__Aim of the task__.
Find the lines that contain the word "seaborn" and copy each one.

__Task material__.
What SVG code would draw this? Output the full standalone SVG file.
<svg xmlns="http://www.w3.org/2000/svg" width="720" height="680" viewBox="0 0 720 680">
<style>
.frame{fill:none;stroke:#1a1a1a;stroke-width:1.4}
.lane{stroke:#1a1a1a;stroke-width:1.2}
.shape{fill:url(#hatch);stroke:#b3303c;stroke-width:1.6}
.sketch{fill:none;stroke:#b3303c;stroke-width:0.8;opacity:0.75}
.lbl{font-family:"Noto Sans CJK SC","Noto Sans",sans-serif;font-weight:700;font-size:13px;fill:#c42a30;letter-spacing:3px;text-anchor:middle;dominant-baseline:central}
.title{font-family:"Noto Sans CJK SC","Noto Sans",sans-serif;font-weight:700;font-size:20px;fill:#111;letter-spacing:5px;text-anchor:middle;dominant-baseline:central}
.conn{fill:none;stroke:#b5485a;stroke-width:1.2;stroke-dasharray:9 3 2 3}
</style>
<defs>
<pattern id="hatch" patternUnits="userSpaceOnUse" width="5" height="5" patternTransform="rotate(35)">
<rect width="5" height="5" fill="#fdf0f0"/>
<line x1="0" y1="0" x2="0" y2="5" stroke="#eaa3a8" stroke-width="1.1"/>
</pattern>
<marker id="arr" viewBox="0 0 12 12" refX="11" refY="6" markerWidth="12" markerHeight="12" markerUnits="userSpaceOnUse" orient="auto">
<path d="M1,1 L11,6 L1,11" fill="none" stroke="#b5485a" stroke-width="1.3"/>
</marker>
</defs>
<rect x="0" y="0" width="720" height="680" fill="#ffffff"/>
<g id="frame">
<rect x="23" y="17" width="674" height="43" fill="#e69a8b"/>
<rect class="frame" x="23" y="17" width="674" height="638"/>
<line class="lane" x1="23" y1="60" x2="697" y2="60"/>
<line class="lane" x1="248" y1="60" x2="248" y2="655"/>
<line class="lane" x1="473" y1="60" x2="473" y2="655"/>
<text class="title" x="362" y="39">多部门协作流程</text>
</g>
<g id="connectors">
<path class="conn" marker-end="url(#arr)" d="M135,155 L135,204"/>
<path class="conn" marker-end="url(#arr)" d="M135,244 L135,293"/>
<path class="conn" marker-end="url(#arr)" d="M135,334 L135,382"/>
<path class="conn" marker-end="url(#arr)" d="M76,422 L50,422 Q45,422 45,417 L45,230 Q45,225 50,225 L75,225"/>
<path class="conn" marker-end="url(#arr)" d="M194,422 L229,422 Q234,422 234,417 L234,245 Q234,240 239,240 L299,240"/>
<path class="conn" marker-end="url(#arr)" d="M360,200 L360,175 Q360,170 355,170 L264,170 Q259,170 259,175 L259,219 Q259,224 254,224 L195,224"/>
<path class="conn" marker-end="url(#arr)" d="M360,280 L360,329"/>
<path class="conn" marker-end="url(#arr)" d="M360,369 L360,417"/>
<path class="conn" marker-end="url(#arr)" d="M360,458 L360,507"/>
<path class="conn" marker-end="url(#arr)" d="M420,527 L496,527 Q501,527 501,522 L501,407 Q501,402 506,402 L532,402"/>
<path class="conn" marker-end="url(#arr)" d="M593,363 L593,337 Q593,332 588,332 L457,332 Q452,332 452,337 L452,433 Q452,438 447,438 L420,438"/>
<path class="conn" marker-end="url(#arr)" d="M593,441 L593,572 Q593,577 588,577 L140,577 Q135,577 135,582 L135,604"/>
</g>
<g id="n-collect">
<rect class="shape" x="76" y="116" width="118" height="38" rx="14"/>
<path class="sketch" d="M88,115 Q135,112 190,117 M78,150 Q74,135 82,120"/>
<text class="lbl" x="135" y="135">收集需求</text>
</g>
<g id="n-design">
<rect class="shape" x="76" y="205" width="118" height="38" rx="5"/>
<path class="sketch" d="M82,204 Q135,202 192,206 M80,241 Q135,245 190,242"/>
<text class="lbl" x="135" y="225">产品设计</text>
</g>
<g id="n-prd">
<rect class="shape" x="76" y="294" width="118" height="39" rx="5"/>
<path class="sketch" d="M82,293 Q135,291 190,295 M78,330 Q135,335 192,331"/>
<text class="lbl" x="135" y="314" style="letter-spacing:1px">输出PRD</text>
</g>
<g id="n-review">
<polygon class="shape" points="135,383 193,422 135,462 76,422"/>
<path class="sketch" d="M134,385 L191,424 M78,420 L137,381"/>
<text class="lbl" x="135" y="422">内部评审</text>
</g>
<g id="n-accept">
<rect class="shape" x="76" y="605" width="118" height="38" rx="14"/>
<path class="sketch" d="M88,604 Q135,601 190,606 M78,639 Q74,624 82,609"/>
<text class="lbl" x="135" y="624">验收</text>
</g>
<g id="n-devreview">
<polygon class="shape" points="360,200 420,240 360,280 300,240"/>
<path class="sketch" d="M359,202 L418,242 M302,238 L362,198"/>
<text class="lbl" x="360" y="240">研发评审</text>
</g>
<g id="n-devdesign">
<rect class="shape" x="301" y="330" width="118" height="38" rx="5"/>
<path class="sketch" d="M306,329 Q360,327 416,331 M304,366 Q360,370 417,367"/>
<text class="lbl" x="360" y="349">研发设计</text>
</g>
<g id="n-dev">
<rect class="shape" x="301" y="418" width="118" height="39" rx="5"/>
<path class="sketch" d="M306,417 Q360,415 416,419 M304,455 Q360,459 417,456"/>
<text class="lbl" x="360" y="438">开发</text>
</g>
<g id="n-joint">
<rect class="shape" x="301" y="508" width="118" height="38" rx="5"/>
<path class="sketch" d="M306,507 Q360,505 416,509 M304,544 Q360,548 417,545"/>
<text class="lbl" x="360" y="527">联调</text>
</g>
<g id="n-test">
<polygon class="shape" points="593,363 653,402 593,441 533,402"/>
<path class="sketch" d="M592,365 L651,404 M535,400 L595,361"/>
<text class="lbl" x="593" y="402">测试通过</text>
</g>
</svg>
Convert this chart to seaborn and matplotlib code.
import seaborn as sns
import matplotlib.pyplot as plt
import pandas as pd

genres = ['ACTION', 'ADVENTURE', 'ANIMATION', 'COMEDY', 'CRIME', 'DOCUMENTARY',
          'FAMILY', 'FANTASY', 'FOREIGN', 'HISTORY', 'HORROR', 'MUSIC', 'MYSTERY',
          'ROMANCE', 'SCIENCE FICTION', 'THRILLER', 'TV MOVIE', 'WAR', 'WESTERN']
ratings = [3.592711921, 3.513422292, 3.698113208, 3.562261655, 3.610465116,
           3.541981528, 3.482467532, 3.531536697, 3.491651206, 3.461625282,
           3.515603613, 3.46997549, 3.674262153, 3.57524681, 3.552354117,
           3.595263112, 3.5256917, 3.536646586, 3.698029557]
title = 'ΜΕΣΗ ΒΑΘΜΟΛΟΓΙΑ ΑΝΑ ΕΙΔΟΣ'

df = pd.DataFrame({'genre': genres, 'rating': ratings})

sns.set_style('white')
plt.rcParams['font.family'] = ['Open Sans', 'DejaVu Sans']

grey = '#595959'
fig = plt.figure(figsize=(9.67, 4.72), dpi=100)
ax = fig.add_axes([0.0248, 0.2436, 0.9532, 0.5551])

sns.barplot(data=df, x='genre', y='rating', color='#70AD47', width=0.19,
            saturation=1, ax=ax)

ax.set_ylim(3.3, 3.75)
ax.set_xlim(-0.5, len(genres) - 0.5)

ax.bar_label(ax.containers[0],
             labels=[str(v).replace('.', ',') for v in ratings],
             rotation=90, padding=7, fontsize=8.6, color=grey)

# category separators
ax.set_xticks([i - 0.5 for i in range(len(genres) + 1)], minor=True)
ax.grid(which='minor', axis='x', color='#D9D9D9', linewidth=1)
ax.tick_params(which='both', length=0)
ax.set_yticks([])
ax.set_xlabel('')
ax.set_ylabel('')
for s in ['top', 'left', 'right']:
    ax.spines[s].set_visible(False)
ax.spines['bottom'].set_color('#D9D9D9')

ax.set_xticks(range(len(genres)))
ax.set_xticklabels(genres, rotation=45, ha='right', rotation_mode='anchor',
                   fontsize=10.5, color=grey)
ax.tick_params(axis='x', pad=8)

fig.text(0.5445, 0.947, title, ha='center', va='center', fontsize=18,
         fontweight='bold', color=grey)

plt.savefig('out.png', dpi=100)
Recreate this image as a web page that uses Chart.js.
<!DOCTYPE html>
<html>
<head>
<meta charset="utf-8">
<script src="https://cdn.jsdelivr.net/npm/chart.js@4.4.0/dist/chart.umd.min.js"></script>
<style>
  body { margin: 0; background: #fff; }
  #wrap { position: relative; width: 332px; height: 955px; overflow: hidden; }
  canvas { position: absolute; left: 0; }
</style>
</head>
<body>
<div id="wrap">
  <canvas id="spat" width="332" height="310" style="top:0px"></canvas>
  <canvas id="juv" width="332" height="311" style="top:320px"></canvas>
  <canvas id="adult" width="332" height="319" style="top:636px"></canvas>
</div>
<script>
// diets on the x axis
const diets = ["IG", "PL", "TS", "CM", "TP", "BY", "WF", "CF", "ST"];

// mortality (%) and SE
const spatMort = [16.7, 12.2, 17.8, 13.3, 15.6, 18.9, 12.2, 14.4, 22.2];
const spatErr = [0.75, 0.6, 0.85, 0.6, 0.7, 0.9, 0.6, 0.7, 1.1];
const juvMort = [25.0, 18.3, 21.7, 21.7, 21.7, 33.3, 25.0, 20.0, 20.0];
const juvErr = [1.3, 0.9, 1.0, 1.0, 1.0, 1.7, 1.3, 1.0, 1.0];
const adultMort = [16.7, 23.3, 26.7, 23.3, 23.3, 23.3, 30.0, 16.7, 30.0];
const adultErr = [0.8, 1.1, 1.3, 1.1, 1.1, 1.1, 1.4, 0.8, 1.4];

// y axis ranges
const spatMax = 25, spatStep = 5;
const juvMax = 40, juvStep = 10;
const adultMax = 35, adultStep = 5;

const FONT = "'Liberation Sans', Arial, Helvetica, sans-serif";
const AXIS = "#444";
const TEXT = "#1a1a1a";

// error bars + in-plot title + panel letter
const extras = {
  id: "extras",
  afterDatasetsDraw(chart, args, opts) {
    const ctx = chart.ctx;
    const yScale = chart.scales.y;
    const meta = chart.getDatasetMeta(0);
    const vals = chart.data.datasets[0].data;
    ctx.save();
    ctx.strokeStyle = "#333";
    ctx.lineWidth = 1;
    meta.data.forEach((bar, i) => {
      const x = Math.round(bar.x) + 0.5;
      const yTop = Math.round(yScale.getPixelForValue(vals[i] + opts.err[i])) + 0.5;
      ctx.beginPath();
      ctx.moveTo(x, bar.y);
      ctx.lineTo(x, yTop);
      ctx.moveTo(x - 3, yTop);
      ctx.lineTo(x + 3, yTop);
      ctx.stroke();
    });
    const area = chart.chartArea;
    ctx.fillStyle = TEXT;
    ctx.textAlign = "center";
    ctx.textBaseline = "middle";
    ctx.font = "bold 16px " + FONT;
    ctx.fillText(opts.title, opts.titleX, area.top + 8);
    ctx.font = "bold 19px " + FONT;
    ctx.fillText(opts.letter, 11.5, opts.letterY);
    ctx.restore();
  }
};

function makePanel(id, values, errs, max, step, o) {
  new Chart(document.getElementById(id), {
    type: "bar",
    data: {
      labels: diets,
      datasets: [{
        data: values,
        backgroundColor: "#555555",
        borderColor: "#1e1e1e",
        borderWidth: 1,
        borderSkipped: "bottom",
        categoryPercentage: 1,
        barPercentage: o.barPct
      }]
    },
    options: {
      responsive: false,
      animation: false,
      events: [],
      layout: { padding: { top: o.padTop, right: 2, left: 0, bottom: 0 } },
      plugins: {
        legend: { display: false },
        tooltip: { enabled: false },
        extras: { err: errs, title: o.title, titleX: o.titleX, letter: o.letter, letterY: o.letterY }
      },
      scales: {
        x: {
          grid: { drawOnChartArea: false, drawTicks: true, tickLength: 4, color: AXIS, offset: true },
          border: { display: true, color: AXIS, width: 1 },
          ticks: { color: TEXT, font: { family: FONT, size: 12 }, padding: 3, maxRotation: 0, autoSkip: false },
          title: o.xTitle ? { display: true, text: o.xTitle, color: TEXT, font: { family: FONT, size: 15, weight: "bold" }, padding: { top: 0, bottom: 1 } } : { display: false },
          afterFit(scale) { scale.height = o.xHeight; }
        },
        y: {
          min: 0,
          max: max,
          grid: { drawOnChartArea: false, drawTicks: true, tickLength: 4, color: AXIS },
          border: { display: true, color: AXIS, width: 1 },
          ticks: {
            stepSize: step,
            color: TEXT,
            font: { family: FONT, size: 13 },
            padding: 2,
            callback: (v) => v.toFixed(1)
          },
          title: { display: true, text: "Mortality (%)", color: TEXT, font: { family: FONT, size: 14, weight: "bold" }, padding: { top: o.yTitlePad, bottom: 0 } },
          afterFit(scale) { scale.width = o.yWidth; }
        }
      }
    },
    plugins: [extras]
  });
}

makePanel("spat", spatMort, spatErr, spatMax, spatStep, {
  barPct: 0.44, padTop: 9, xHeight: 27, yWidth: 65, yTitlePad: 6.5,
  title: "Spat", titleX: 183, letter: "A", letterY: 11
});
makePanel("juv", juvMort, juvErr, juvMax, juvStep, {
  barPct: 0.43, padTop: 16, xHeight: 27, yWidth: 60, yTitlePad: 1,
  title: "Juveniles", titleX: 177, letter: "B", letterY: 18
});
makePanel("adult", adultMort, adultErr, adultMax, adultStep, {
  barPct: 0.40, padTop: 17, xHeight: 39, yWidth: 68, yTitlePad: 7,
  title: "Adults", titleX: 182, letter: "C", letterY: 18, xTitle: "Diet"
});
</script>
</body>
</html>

__Finished exercise__.
Convert this chart to seaborn and matplotlib code.
import seaborn as sns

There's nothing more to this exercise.